Saturday, November 27, 2004
When do parties prefer that their contract obligations be assignable? When do they not? A new article by Jared Kramer, When Should Contracts be Assignable? An Economic Analysis, seeks to bring some rigor to the discussion, by analyzing the different situations under which parties may choose assignability or non-assignability.
The abstract follows.
This Article explores the economic logic of contracting parties' choice between making contract rights and obligations assignable and making them non-assignable. The analysis derives from the principle that parties will choose assignability, non-assignability, or something in between when that choice maximizes the joint value of the contract to the parties and therefore is mutually beneficial.

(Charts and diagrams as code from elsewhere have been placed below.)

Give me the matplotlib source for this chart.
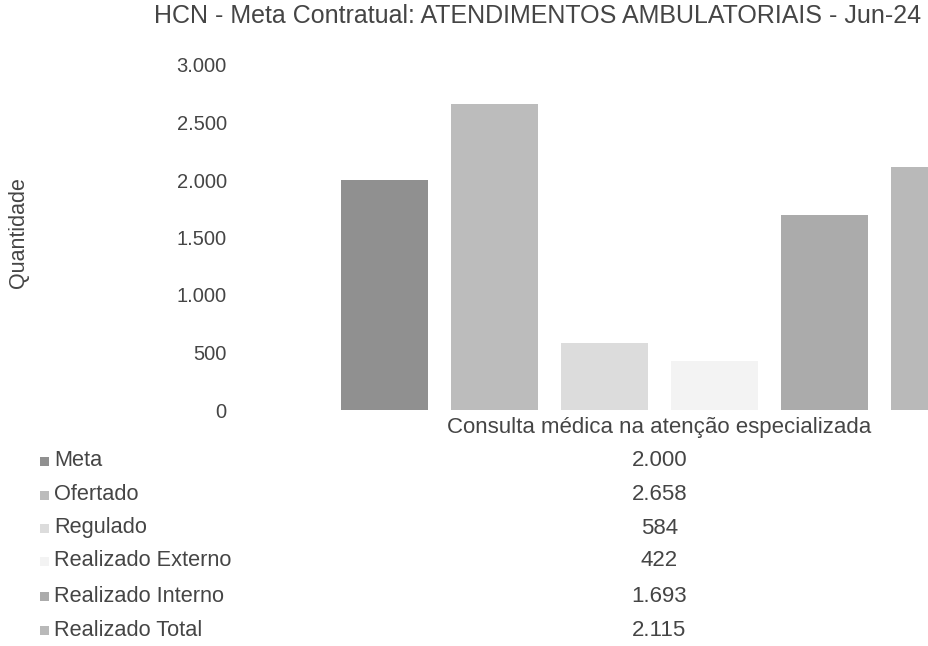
import matplotlib.pyplot as plt
from matplotlib.patches import Rectangle
from matplotlib.transforms import blended_transform_factory

plt.rcParams['font.family'] = ['Liberation Sans', 'DejaVu Sans']

# dados do gráfico
categoria = 'Consulta médica na atenção especializada'
series = ['Meta', 'Ofertado', 'Regulado', 'Realizado Externo',
          'Realizado Interno', 'Realizado Total']
valores = [2000, 2658, 584, 422, 1693, 2115]
cores = ['#909090', '#bcbcbc', '#dcdcdc', '#f3f3f3', '#ababab', '#b9b9b9']
yticks = [0, 500, 1000, 1500, 2000, 2500, 3000]

texto = '#454545'

fig = plt.figure(figsize=(9.29, 6.46), dpi=100)
W, H = 929, 646

# eixo em pixels: esquerda 260, direita 1059 (passa da borda, como no original)
ax = fig.add_axes([260 / W, (H - 410) / H, (1059 - 260) / W, 345 / H])

x = list(range(len(valores)))
ax.bar(x, valores, width=0.79, color=cores, edgecolor='none')

ax.set_xlim(-1.132, 6.132)
ax.set_ylim(0, 3000)
ax.set_yticks(yticks)
ax.set_yticklabels([f'{v:,}'.replace(',', '.') for v in yticks])
ax.set_xticks([2.5])
ax.set_xticklabels([categoria])
ax.tick_params(axis='y', length=0, pad=24, labelsize=14.5, labelcolor=texto)
ax.tick_params(axis='x', length=0, pad=5, labelsize=16, labelcolor=texto)
for s in ax.spines.values():
    s.set_visible(False)

fig.text(19 / W, 1 - 233 / H, 'Quantidade', rotation=90, ha='center',
         va='center', fontsize=15.5, color=texto)
fig.text(538 / W, 1 - 16 / H,
         'HCN - Meta Contratual: ATENDIMENTOS AMBULATORIAIS - Jun-24',
         ha='center', va='center', fontsize=18, color=texto)

# tabela de dados abaixo do gráfico
trans = blended_transform_factory(ax.transData, fig.transFigure)
linhas_y = [461, 495, 528, 561, 596, 630]
for nome, v, c, yy in zip(series, valores, cores, linhas_y):
    yf = 1 - yy / H
    fig.patches.append(Rectangle((40 / W, yf - 4.5 / H), 9 / W, 9 / H,
                                 transform=fig.transFigure, facecolor=c,
                                 edgecolor='none'))
    fig.text(54 / W, yf, nome, ha='left', va='center', fontsize=15.7,
             color=texto)
    ax.text(2.5, yf, f'{v:,}'.replace(',', '.'), transform=trans,
            ha='center', va='center', fontsize=16, color=texto, clip_on=False)

plt.savefig('out.png', dpi=100)
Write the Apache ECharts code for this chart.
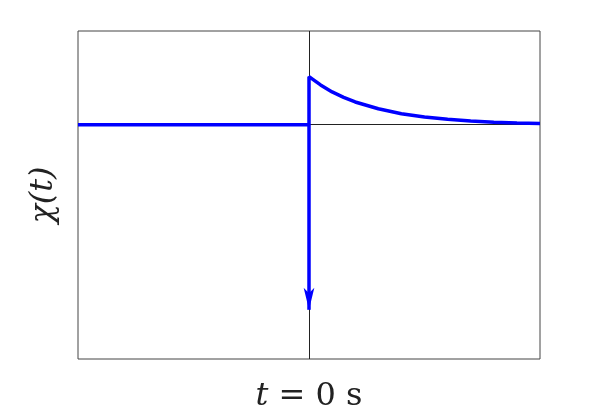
<!DOCTYPE html><html><head><meta charset="utf-8">
<script src="https://cdn.jsdelivr.net/npm/echarts@6/dist/echarts.min.js"></script>
<style>body{margin:0}#c{width:597px;height:420px}</style></head><body><div id="c"></div>
<script>
const tValues = [-1, 0, 0, 0.05, 0.1, 0.15, 0.2, 0.3, 0.4, 0.5, 0.6, 0.7, 0.8, 0.9, 1.0];
const chiValues = [0, 0, 0.205, 0.17, 0.14, 0.117, 0.097, 0.068, 0.047, 0.033, 0.023, 0.016, 0.011, 0.007, 0.005];
const deltaTip = -0.79;
const xLabel = '{i|t} = 0 s';
const yLabel = 'χ(t)';
const chart = echarts.init(document.getElementById('c'));
chart.setOption({
  animation:false,
  grid:{left:78,right:57,top:31,bottom:61,show:true,borderColor:'#444',borderWidth:1},
  xAxis:{type:'value',min:-1,max:1,axisLine:{show:false},axisTick:{show:false},axisLabel:{show:false},splitLine:{show:false},
    name:xLabel,nameLocation:'middle',nameGap:22,nameTextStyle:{fontFamily:'DejaVu Serif',fontSize:32,color:'#222',
      rich:{i:{fontFamily:'DejaVu Serif',fontStyle:'italic',fontSize:32,color:'#222'}}}},
  yAxis:{type:'value',min:-1,max:0.4,axisLine:{show:false},axisTick:{show:false},axisLabel:{show:false},splitLine:{show:false},
    name:yLabel,nameLocation:'middle',nameGap:18,nameRotate:90,nameTextStyle:{fontFamily:'DejaVu Serif',fontStyle:'italic',fontSize:32,color:'#222'}},
  series:[
    {type:'line',z:1,data:[],markLine:{silent:true,z:1,symbol:'none',label:{show:false},lineStyle:{color:'#222',width:1,type:'solid'},
      data:[{yAxis:0},{xAxis:0}]}},
    {type:'line',z:5,showSymbol:false,data:tValues.map((t,i)=>[t,chiValues[i]]),lineStyle:{color:'#0000ff',width:3.5},
      markLine:{silent:true,z:5,symbol:['none','arrow'],symbolSize:[8,22],label:{show:false},lineStyle:{color:'#0000ff',width:3.5,type:'solid'},
        data:[[{coord:[0,0]},{coord:[0,deltaTip]}]]}}
  ]
});
</script></body></html>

The Article proceeds by discussing the reasons why in certain contexts restricting assignment may be more valuable to the parties than allowing it. Three of the reasons involve contexts where assignment can harm the non-assigning party by decreasing the value of a performance received or increasing the cost of an obligation owed. First, this may occur when one party's desired conduct is costly or impossible to specify by contract. Second, it may occur when the effectiveness of remedies against a promisor varies among potential promisors. Third, it may occur when one party bears another's non-conduct-related risk. Two other reasons are not concerned with the cost or value of performance— parties may restrict assignment to facilitate price discrimination, or to avoid assignment's administrative costs.
The Article also discusses considerations that can make assignability particularly valuable—such as the ability to overcome holdout problems that could frustrate transactions; or long-term contracts where one party's valuation of the contract may change drastically over time. In discussing each consideration favoring or disfavoring assignability, this Article presents numerous examples of actual contracts, discussing whether these contracts restrict assignment, and why the parties would write them as they did. The result is a more comprehensive and nuanced explanation of actual practices in contract assignment than exists in the current literature.